In den Gerätefinals konnte unsere große Turnfestdelegation am ersten Finaltag Karina Schönmaiers Sieg am Sprung feiern. Wieder eine grandiose Leistung für das deutsche Team. Wir konnten am Pauschenpferd aber auch erkennen, was ein Sportler erreichen kann, wenn er sich nur auf ein Gerät spezialisiert. In der Schwierigkeit kann Nils hier klar mithalten. In der Ausführung muss Deutschlands bester Pferdturner jedoch Abstriche hinnehmen. Die Eleganz und Hüftstreckung, welche die Kampfrichter sehen wollen, ist mit seiner „Mehrkampffigur“ nicht zu erreichen.
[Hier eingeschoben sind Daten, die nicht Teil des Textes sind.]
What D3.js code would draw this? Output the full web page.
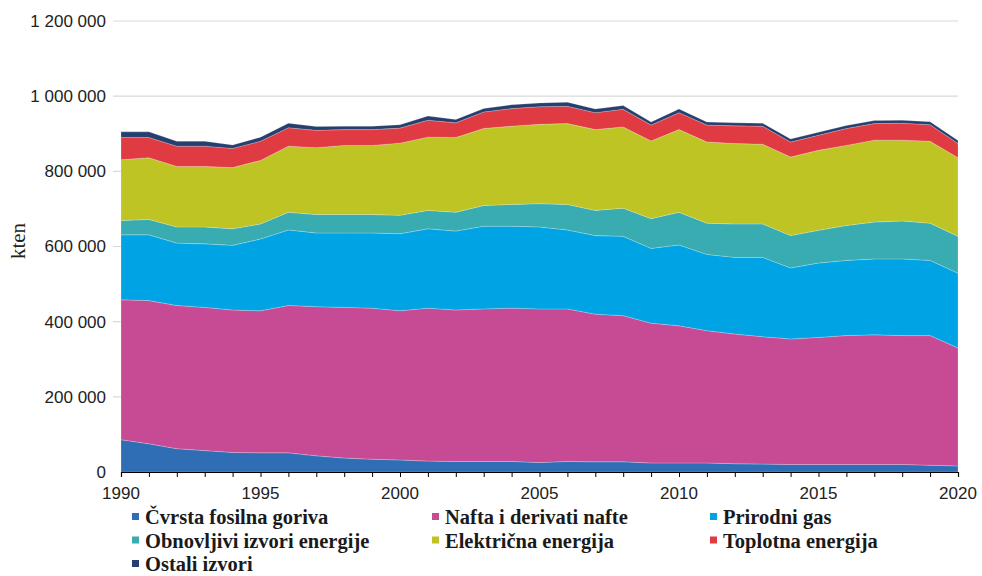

Am zweiten Finaltag starteten Nils Dunkel und Timo Eder am Barren, Andreas Toba am Reck. Wieder eine ausverkaufte Halle. Nils ging als Vierter an das Gerät. Wieder eine starke Übung. Der Abgang sollte alles entscheiden. Ein kleiner Hüpfer. Werden diese zwei Zehntel am Ende fehlen? 13,90 ist noch einmal eine Steigerung. Es ist die schwierigste Übung aller Finalisten (5,3). Die Konkurrenz musste auf volles Risiko gehen – und biss sich an der Übung von Nils die Zähne aus. Unglaublich! Es war nicht nur die ersehnte EM-Medaille. Es ist der Titel! Für immer und ewig – Europameister. Was für eine Geschichte. Alle, die Nils in den letzten 28 Jahren begleitet haben, werden schmunzeln. Der kleine Dreikäsehoch, der in der Turnhalle groß geworden ist, der am Barren das Laufen gelernt hat, der dann mit neun Jahren seinen eigenen Weg gegangen ist und auszog um das Turnen zu lernen, hat nach zwei Olympiateilnahmen, einem siebten Platz bei der WM in Antwerpen, einer Bronzemedaille bei der EM in München und weiteren starken Finalleistungen nun einen weiteren Höhepunkt erreicht. Was soll da noch kommen?